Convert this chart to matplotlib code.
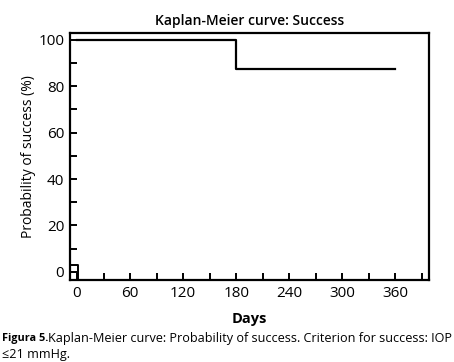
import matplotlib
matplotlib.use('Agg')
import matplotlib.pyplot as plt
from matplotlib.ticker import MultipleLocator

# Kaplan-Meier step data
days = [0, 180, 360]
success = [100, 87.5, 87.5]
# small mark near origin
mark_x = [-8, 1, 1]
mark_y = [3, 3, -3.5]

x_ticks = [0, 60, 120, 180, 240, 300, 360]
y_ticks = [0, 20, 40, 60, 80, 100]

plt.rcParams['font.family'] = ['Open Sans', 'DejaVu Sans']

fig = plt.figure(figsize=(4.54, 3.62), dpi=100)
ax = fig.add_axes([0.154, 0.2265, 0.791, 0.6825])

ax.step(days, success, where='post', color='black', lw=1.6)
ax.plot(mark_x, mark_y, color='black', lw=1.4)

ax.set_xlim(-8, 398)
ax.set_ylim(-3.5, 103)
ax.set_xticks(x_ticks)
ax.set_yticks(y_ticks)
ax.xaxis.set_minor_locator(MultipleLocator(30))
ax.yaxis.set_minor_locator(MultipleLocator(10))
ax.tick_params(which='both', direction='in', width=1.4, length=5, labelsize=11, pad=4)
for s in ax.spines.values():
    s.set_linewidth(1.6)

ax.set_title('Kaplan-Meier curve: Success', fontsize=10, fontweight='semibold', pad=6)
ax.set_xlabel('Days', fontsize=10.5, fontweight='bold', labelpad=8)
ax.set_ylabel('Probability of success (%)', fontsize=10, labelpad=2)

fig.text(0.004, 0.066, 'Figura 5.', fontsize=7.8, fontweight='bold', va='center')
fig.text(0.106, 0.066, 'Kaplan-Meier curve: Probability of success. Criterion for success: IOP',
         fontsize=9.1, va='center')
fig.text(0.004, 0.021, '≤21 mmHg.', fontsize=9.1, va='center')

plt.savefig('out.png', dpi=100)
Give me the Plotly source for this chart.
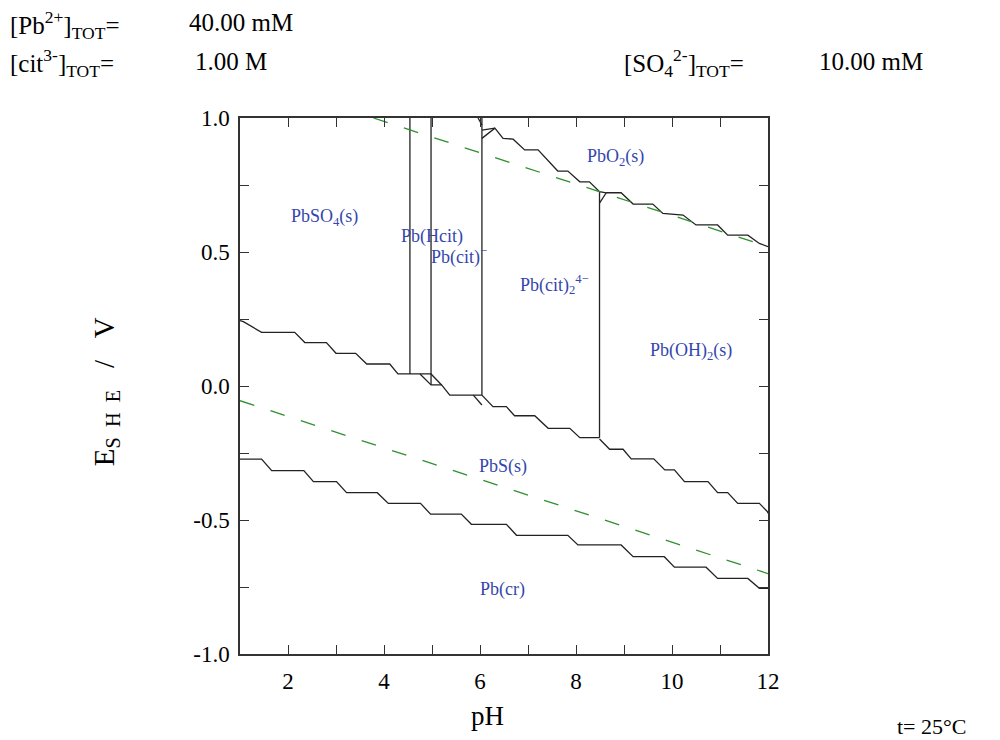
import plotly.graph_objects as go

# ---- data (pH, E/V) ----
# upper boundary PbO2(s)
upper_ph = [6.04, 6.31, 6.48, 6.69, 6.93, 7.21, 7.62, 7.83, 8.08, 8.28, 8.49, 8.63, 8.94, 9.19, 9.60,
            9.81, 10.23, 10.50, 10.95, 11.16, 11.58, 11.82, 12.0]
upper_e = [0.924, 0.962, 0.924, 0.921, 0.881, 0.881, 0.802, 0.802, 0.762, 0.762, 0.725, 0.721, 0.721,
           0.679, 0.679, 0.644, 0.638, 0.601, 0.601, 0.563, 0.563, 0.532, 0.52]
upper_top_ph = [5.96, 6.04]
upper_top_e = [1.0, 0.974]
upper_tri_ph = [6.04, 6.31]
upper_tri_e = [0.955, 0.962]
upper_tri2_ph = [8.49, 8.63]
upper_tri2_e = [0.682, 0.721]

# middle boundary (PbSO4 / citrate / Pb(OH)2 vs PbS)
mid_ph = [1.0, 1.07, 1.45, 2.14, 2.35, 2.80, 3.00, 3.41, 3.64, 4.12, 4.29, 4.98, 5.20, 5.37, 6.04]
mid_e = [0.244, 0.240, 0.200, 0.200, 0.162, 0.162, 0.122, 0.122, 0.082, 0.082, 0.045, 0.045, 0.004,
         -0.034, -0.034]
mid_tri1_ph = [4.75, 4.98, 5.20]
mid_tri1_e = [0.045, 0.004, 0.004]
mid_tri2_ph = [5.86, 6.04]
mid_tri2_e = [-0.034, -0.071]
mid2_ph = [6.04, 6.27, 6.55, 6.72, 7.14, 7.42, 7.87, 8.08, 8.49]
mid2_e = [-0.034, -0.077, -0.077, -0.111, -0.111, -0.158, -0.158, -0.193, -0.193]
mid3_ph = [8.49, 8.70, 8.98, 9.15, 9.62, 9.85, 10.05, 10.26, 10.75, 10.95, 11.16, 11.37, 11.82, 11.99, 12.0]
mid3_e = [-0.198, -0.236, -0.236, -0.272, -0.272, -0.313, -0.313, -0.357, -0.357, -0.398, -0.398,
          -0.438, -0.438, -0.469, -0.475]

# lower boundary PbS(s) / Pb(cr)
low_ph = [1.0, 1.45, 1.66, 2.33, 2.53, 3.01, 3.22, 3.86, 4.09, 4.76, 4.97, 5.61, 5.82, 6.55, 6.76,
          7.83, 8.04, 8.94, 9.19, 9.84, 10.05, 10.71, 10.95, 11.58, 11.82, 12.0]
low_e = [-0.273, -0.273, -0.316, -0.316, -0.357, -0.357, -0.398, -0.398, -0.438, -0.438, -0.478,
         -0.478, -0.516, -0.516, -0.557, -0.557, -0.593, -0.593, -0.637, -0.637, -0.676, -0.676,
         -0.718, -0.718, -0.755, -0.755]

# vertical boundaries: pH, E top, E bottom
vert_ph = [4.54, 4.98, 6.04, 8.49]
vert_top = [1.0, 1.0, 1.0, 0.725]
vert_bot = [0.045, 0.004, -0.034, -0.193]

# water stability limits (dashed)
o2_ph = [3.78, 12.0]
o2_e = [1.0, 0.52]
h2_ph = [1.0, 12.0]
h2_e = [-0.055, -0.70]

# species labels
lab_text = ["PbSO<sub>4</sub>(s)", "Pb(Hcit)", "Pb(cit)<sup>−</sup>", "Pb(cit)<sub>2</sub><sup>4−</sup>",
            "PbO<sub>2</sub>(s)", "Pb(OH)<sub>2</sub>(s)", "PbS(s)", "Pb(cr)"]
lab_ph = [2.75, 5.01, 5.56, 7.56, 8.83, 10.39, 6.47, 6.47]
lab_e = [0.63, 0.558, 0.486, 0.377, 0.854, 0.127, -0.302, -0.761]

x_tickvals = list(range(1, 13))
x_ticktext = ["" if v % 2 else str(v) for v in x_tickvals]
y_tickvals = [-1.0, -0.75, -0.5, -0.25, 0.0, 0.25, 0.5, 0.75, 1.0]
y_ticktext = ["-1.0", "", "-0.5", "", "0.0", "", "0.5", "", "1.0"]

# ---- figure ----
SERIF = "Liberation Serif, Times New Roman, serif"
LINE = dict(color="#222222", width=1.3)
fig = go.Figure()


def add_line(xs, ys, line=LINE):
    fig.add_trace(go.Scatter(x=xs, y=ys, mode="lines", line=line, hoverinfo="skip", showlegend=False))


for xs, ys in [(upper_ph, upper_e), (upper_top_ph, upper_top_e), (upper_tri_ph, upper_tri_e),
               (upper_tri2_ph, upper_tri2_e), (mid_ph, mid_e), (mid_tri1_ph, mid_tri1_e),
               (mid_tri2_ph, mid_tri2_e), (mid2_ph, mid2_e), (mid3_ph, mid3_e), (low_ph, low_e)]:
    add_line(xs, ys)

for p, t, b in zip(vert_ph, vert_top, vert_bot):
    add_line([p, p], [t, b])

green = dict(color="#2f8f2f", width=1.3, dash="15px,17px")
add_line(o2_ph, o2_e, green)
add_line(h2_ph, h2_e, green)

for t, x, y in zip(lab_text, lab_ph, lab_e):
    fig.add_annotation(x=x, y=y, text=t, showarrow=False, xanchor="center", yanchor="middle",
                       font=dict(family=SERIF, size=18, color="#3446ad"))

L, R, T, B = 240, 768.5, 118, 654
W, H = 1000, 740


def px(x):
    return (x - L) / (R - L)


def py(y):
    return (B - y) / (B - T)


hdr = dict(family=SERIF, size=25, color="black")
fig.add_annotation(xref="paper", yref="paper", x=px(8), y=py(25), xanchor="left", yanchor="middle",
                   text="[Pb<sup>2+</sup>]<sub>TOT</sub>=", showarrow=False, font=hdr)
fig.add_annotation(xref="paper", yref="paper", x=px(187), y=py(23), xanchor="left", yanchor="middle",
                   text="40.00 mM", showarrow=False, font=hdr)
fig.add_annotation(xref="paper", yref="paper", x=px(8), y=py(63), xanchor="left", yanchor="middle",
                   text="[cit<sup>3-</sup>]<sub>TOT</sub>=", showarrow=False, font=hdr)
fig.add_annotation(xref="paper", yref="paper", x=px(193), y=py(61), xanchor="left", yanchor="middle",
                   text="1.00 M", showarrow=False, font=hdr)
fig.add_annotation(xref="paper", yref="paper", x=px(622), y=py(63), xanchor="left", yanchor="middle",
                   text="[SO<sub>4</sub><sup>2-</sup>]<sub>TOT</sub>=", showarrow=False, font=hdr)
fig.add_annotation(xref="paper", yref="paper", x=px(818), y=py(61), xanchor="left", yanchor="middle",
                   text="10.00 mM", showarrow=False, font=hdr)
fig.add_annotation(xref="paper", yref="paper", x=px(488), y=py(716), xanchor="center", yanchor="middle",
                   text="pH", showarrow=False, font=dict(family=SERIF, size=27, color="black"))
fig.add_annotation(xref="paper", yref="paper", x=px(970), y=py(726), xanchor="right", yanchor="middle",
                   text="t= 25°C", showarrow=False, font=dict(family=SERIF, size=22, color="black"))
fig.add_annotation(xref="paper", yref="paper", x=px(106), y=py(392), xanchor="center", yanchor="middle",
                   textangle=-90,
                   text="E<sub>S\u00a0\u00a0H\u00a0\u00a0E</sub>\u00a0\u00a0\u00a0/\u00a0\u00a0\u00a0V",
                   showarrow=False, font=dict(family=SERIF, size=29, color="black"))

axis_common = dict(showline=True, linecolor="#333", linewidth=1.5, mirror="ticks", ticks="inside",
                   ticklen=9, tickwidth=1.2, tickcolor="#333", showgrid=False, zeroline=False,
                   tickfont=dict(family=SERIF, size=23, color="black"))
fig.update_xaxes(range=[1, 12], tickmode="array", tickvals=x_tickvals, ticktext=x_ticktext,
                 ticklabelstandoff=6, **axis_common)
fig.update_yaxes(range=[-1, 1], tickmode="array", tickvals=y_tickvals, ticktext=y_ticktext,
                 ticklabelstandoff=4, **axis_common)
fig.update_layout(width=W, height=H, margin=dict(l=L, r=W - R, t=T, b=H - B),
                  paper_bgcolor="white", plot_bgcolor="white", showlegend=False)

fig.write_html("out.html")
# # # #
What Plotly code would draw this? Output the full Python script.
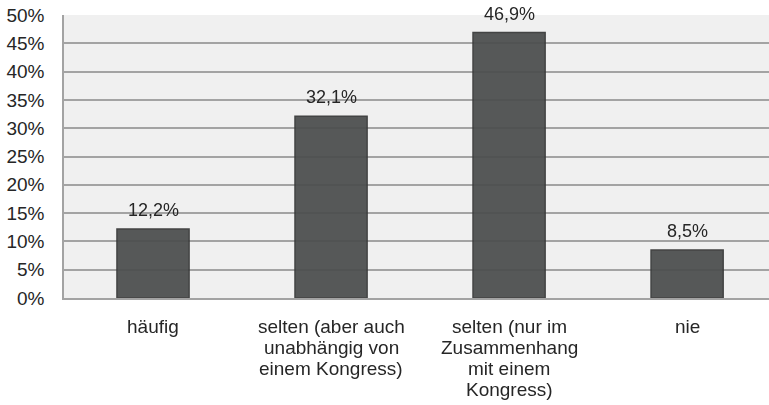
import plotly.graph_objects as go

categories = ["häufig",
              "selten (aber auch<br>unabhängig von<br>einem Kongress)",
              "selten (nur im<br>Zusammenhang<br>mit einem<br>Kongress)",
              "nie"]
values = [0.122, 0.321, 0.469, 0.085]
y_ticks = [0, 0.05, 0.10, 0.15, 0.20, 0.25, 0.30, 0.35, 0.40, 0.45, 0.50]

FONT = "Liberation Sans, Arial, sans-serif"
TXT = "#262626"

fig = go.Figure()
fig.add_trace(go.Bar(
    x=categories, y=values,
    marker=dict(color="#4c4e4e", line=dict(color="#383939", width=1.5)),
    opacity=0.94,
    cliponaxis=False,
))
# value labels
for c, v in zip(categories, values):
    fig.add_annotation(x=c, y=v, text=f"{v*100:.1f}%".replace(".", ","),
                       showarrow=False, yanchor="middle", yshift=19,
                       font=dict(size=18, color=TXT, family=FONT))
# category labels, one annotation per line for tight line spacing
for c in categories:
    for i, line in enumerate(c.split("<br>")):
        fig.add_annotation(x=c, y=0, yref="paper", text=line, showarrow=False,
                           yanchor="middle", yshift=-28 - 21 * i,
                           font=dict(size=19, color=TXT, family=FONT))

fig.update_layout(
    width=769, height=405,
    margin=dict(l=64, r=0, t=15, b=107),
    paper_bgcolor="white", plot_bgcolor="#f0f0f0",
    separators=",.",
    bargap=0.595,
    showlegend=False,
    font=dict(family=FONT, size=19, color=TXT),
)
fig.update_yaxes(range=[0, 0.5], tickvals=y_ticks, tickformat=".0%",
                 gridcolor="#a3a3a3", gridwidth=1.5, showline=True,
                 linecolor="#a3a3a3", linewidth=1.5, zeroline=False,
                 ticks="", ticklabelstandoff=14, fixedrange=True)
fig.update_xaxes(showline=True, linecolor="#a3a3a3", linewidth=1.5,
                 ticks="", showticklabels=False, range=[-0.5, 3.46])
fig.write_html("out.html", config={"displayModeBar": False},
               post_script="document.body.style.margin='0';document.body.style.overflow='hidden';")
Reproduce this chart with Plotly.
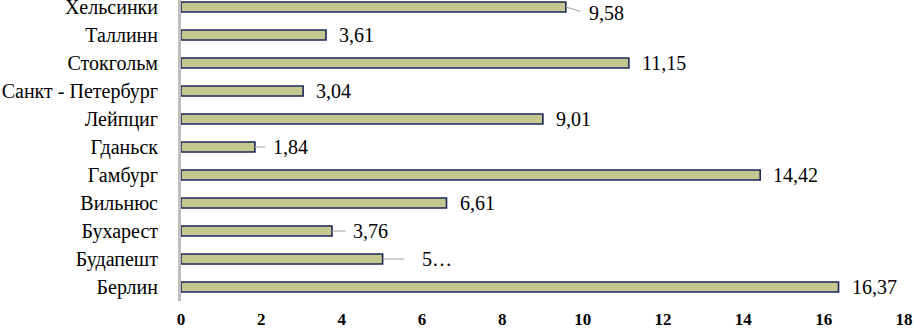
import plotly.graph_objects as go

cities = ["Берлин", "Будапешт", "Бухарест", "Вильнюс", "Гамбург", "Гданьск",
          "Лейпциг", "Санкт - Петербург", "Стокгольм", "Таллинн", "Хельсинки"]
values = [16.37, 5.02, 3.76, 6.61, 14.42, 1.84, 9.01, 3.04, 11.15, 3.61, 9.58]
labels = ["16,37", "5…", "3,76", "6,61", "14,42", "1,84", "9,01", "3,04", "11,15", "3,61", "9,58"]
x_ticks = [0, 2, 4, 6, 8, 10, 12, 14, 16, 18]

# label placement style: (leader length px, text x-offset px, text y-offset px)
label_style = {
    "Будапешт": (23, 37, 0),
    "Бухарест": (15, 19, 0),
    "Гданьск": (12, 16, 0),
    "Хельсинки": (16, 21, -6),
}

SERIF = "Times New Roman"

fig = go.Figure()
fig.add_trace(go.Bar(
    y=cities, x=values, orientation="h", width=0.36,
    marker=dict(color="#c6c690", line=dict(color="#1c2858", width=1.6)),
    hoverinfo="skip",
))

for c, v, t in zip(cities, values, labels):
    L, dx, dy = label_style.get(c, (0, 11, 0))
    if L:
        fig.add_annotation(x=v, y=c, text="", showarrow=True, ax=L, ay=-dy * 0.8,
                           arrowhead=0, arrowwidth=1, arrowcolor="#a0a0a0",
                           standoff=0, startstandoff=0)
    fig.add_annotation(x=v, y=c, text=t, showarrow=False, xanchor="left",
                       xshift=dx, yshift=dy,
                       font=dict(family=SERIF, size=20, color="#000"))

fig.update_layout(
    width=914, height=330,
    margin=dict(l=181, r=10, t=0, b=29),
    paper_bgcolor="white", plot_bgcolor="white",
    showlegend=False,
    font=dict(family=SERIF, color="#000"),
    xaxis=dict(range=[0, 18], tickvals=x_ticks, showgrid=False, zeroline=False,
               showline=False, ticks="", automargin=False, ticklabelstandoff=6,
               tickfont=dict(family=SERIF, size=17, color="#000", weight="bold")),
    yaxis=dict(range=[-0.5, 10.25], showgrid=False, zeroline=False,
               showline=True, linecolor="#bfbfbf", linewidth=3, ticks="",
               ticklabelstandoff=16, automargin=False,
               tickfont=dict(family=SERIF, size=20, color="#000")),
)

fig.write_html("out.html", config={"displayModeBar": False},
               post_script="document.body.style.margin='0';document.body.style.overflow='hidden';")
# # # #
_WORK TO COMPLETE_
For the material above, give again only the lines starting at the line that contains "Give me the Plotly source for this chart." and ending at the line that contains "upper_tri2_e = [0.682, 0.721]". Pictures do not belong in the copy.

_THE ANSWER_
Give me the Plotly source for this chart.
import plotly.graph_objects as go

# ---- data (pH, E/V) ----
# upper boundary PbO2(s)
upper_ph = [6.04, 6.31, 6.48, 6.69, 6.93, 7.21, 7.62, 7.83, 8.08, 8.28, 8.49, 8.63, 8.94, 9.19, 9.60,
            9.81, 10.23, 10.50, 10.95, 11.16, 11.58, 11.82, 12.0]
upper_e = [0.924, 0.962, 0.924, 0.921, 0.881, 0.881, 0.802, 0.802, 0.762, 0.762, 0.725, 0.721, 0.721,
           0.679, 0.679, 0.644, 0.638, 0.601, 0.601, 0.563, 0.563, 0.532, 0.52]
upper_top_ph = [5.96, 6.04]
upper_top_e = [1.0, 0.974]
upper_tri_ph = [6.04, 6.31]
upper_tri_e = [0.955, 0.962]
upper_tri2_ph = [8.49, 8.63]
upper_tri2_e = [0.682, 0.721]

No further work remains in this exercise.